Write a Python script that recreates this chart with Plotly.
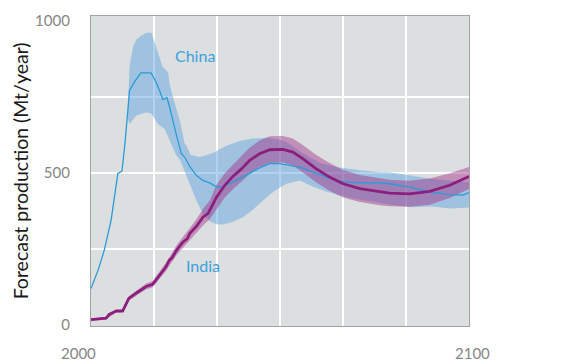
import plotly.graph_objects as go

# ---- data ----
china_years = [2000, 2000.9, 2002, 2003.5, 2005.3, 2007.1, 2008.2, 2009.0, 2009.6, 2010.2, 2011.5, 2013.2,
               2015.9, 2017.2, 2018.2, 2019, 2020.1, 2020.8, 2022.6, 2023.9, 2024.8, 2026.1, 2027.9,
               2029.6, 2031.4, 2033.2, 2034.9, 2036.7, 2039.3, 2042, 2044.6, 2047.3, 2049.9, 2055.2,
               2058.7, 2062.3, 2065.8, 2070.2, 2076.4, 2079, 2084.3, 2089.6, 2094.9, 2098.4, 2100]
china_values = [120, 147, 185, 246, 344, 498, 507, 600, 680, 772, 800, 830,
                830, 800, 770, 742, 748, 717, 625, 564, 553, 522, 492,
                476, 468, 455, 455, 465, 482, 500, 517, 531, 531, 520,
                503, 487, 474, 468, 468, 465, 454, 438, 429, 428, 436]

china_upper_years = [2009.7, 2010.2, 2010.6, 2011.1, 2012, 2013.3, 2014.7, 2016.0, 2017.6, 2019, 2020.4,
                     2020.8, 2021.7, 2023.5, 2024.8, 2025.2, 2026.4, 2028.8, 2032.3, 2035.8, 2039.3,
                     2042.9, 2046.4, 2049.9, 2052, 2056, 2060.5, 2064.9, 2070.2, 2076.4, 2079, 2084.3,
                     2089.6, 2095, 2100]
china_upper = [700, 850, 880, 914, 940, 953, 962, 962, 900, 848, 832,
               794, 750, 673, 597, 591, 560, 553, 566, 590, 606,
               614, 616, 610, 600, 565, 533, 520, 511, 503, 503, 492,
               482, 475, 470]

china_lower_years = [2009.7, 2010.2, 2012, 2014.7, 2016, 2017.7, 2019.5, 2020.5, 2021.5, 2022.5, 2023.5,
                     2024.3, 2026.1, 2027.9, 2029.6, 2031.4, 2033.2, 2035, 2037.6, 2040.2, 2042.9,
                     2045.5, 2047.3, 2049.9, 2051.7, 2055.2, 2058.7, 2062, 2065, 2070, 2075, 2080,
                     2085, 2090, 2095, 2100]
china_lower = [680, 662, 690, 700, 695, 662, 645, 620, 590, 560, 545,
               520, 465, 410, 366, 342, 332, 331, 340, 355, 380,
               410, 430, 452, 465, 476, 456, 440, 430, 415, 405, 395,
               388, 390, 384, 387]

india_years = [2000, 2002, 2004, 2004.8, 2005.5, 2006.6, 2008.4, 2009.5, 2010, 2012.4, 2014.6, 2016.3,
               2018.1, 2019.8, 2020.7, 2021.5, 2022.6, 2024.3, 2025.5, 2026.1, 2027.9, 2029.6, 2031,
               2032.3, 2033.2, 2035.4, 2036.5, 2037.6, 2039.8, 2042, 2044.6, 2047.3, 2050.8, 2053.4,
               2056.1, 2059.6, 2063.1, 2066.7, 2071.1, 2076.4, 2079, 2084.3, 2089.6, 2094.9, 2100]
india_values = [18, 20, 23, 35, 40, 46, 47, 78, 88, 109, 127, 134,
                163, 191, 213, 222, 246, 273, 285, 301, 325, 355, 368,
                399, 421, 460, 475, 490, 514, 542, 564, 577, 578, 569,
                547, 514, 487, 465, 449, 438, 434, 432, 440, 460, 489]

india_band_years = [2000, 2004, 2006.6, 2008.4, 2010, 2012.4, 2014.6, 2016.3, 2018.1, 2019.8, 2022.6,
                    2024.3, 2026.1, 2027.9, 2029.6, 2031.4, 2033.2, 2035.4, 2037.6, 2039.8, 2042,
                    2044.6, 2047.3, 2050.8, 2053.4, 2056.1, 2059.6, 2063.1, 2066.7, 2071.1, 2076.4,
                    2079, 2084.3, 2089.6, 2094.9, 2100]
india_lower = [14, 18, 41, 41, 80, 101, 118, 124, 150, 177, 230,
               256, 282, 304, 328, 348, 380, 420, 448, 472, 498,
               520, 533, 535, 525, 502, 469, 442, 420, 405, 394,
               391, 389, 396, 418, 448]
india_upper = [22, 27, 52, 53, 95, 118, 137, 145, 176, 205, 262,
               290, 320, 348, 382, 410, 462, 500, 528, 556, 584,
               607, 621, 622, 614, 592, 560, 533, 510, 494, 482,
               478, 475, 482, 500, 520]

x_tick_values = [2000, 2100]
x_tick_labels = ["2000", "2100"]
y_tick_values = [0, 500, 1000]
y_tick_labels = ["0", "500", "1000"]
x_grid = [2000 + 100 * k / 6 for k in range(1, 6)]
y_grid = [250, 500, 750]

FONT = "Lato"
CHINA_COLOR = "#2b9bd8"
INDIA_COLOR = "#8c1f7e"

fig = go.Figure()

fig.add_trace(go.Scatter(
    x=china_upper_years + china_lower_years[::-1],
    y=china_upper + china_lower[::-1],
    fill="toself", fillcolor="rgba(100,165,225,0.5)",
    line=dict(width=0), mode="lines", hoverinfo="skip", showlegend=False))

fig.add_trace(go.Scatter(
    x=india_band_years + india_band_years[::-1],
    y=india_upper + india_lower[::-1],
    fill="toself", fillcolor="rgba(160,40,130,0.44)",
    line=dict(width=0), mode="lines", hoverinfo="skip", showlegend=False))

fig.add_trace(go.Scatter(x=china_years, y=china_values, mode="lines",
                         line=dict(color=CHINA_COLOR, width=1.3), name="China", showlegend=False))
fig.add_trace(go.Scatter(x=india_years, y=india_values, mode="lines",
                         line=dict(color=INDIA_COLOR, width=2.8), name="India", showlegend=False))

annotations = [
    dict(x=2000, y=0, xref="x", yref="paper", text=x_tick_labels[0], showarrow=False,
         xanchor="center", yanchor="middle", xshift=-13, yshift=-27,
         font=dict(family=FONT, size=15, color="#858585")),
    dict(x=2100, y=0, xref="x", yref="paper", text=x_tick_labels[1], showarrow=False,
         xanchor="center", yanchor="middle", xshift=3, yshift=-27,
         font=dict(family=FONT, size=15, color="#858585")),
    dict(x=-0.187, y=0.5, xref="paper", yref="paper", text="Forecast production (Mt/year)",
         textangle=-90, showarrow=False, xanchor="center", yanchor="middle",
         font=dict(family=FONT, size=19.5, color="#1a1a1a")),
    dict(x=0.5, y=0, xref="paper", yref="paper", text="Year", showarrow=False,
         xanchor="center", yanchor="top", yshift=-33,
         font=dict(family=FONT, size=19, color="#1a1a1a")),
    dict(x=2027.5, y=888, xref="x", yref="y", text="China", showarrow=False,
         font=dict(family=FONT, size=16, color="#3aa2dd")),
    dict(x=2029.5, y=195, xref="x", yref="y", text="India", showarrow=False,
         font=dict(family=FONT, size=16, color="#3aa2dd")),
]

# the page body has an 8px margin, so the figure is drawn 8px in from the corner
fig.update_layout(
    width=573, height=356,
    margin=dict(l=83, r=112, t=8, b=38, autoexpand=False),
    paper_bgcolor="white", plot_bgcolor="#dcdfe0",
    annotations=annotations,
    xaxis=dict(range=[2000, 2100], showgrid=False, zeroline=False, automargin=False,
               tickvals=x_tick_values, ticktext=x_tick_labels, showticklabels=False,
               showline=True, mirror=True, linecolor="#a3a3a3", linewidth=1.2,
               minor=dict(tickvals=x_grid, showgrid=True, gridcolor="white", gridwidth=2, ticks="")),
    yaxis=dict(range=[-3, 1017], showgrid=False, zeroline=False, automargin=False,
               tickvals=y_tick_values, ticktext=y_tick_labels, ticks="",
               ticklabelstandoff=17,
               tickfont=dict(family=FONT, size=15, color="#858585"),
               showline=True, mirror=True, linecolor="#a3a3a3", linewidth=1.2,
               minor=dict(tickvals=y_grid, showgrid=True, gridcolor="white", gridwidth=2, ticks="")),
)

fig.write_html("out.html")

------

▶ [THE EXERCISE] Repeat the listing above from its first line through the line that contains "import plotly.graph_objects as go", both included, and nothing more. Drop the pictures.

▶ [WRITTEN ANSWER]
Write a Python script that recreates this chart with Plotly.
import plotly.graph_objects as go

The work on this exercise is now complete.